Niyi Osundare’s City Without People is a panoramic, Dickensian, first-hand account of the plight of those displaced U.S. citizens whose dreams were deferred following the more than terrible, swift sword that was Hurricane Katrina. Osundare relates a tale of two cities in that he recounts and reaffirms images of a city that care forgot but a tempest remembered. In the book’s preface he intones the soul of an antiquely unique city in the book’s preface using the farthest-flung of Jeffersonian terms:

I sing of a city which insists on its own right to life,
liberty, and the pursuit of happiness (p.10, Preface)

and brings to mind shadows of New Orleans' native son and master piano man Allen Toussaint’s “From a Whisper to a Scream" in a poem entitled “THE LAKE CAME TO MY HOUSE":

It all began as a whisper among
The leaves. The tree’s tangled tale
And the wanton narrative of the wind (p.13)

Despite a prevailing literary adherence throughout the volume, he resorts to name-calling in “KATRINA ANTHEM":

Ka ka Katrina, shameless witch (p.14)

while invoking the spirits of all being:

It (death) met Olosunta, Father of rocks
It met Oroole, Ruler of Lofty Heights
It met Esidale, Founder of Earth and sky
It met Ifa, source and Living Wisdom (p.25)

and, of course, he notes that transition to that all-embracing oneness that is the destiny of us all:

Death came calling
But it never met me at home. (p.25)

The work is especially reminiscent of the revered New Orleans poet Marcus Bruce Christian (1900 – 1976), the poet, folklorist, educator and author of the timeless “I Am New Orleans” an all-encompassing work that consecrates and celebrates the traditions, music, partying, praying, food, and voices of NOLA, especially those aspects of the African American community. Like Christian, Osundare remains true to a tradition of praising the enchantment of that city that only un-naive natives and well-settled transplants can fully understand. The rain “muddies the city’s magic” and dances on the graves of many dreams” (p.24). He even lauds the reprobate aspects of the city of the crescent in terms of “Sin City”, “Big Sleazy”, and “wingless Angels” (p.41)

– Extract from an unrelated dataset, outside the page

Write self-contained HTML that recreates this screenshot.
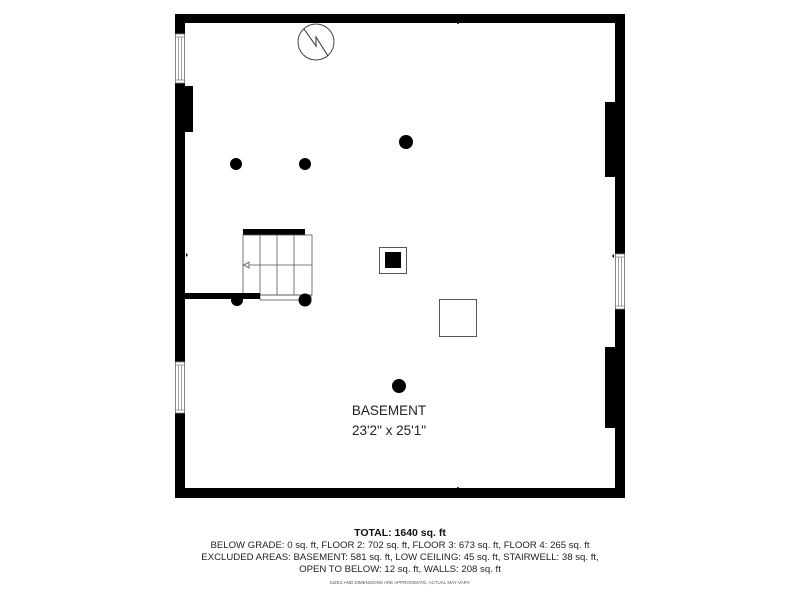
<!DOCTYPE html>
<html><head><meta charset="utf-8"><style>
html,body{margin:0;padding:0;background:#fff;width:800px;height:600px;overflow:hidden}
svg{display:block}
</style></head><body>
<svg width="800" height="600" viewBox="0 0 800 600" xmlns="http://www.w3.org/2000/svg" font-family="Liberation Sans, sans-serif">
<rect x="0" y="0" width="800" height="600" fill="#fff"/>
<rect x="175" y="14" width="450" height="9" fill="#000"/>
<rect x="175" y="488" width="450" height="10" fill="#000"/>
<rect x="175" y="14" width="10" height="484" fill="#000"/>
<rect x="615" y="14" width="10" height="484" fill="#000"/>
<rect x="185" y="86" width="8" height="46" fill="#000"/>
<rect x="605" y="102" width="10" height="75" fill="#000"/>
<rect x="605" y="347" width="10" height="81" fill="#000"/>
<g fill="#fff" stroke="#888" stroke-width="0.8">
<rect x="175.5" y="34" width="9" height="49"/>
<line x1="178.5" y1="37" x2="178.5" y2="80"/><line x1="181.5" y1="37" x2="181.5" y2="80"/>
<line x1="175.5" y1="37" x2="184.5" y2="37"/><line x1="175.5" y1="80" x2="184.5" y2="80"/>
<rect x="175.5" y="362" width="9" height="51"/>
<line x1="178.5" y1="365" x2="178.5" y2="410"/><line x1="181.5" y1="365" x2="181.5" y2="410"/>
<line x1="175.5" y1="365" x2="184.5" y2="365"/><line x1="175.5" y1="410" x2="184.5" y2="410"/>
<rect x="615.5" y="254" width="9" height="55"/>
<line x1="618.5" y1="257" x2="618.5" y2="306"/><line x1="621.5" y1="257" x2="621.5" y2="306"/>
<line x1="615.5" y1="257" x2="624.5" y2="257"/><line x1="615.5" y1="306" x2="624.5" y2="306"/>
</g>
<path d="M457 24 l2 0 l-1 -2z M186 253 l0 4 l2 -2z M614 254 l0 4 l-2 -2z M457 487 l2 0 l-1 2z" fill="#000"/>
<circle cx="316" cy="42" r="18" fill="none" stroke="#444" stroke-width="1"/>
<path d="M304 29 L316 46 L316 37 L328 56" fill="none" stroke="#333" stroke-width="1"/>
<rect x="243" y="229" width="62" height="6" fill="#000"/>
<g fill="none" stroke="#555" stroke-width="0.8">
<rect x="243" y="235" width="69" height="60"/>
<line x1="260" y1="235" x2="260" y2="295"/>
<line x1="277" y1="235" x2="277" y2="295"/>
<line x1="294" y1="235" x2="294" y2="295"/>
<line x1="243" y1="265" x2="312" y2="265"/>
<rect x="260" y="295" width="51" height="5"/>
</g>
<path d="M244 265 l5 -3 l0 6z" fill="#fff" stroke="#555" stroke-width="0.8"/>
<rect x="185" y="293" width="75" height="6" fill="#000"/>
<g fill="#000">
<circle cx="237" cy="300" r="6"/>
<circle cx="305" cy="300" r="6.5"/>
<circle cx="236" cy="164" r="6"/>
<circle cx="305" cy="164" r="6"/>
<circle cx="406" cy="142" r="7"/>
<circle cx="399" cy="386" r="7"/>
</g>
<rect x="379.5" y="247.5" width="27" height="26" fill="#fff" stroke="#555" stroke-width="1"/>
<rect x="385" y="252" width="16" height="16" fill="#000"/>
<rect x="439.5" y="299.5" width="37" height="37" fill="#fff" stroke="#555" stroke-width="1"/>
<text x="389" y="415" font-size="13.5" text-anchor="middle" fill="#222">BASEMENT</text>
<text x="389" y="435" font-size="13.5" text-anchor="middle" fill="#222">23'2" x 25'1"</text>
<text x="400" y="536" font-size="10.5" font-weight="bold" text-anchor="middle" fill="#111">TOTAL: 1640 sq. ft</text>
<text x="400" y="548" font-size="9.6" text-anchor="middle" fill="#222">BELOW GRADE: 0 sq. ft, FLOOR 2: 702 sq. ft, FLOOR 3: 673 sq. ft, FLOOR 4: 265 sq. ft</text>
<text x="400" y="560" font-size="9.6" text-anchor="middle" fill="#222">EXCLUDED AREAS: BASEMENT: 581 sq. ft, LOW CEILING: 45 sq. ft, STAIRWELL: 38 sq. ft,</text>
<text x="400" y="572" font-size="9.6" text-anchor="middle" fill="#222">OPEN TO BELOW: 12 sq. ft, WALLS: 208 sq. ft</text>
<text x="400" y="584" font-size="4.5" text-anchor="middle" fill="#555">SIZES AND DIMENSIONS ARE APPROXIMATE, ACTUAL MAY VARY.</text>
</svg>
</body></html>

The Beatles and Ray Charles, the highest of priests, are also alluded to by the poet when he dares to boldly raise the specter of Katrina as a nature-inspired holocaust and/or Biblical calamity in “THE FINAL SOLUTION”:

He was snatched
From the jaws of the flood

By a Good-Samaritan neighbour
And bussed off to a place beyond the map

One month and two weeks later
He was back

To find all he owned
Had gone with the wind…

The ground beneath his sole
Was an abyss of no return (p.45)


The poet allows the reader to share the insights of his razor-sharp eye in poems such as “THE WRECKER’S BALL”, which focuses on the tearing down of houses at the intersection of Paris and Mirabeau with a “swing swing swing” (p.50), and a poem actually called “INSIGHT” in which he examines “The cruel pangs of hunger”, a “bowl of sand”, and “a bevy of beads” (p.65)

His fellow poets, from New Orleans’ own Kalamu ya Salaam to Joyce Kilmer, are mentioned and/or alluded to as are the author’s personal friends and the Katrina-instigated Diaspora comprised of a motley membership of Southern flatlanders who were often amazed (after displacement) that mountain ranges in other states were actually real and not Hollywood backlot backdrops.

But the primary tableau of the volume is the stalwart voice it gives to a city on the rebound through rebuilding. Osundare recounts the efforts, large and small, of those who see the promise of a future, a new beginning, a sea turtle escaping from the belly of a shark that momentarily interrupted its progress -- as a haven for those whose generational veneration for the traditions of the most unique city on the continent makes them wanta let it all hang out and laissez les bons temps rouler!!!

Professor Arturo aka Arthur Pfister

Arthur Pfister is a New Orleans native. A prolific poet and short story writer, he specializes in spoken word and jazz collaborations. He is now teaching in Connecticut, but he enjoys a steady performance travel schedule that allows him to return to the Crescent City. Pfister's most recent book is My Name is New Orleans. His works, and an introduction to a new short fiction collection, will be featured in the Katrina 2012 issue of NOLADIASPORA.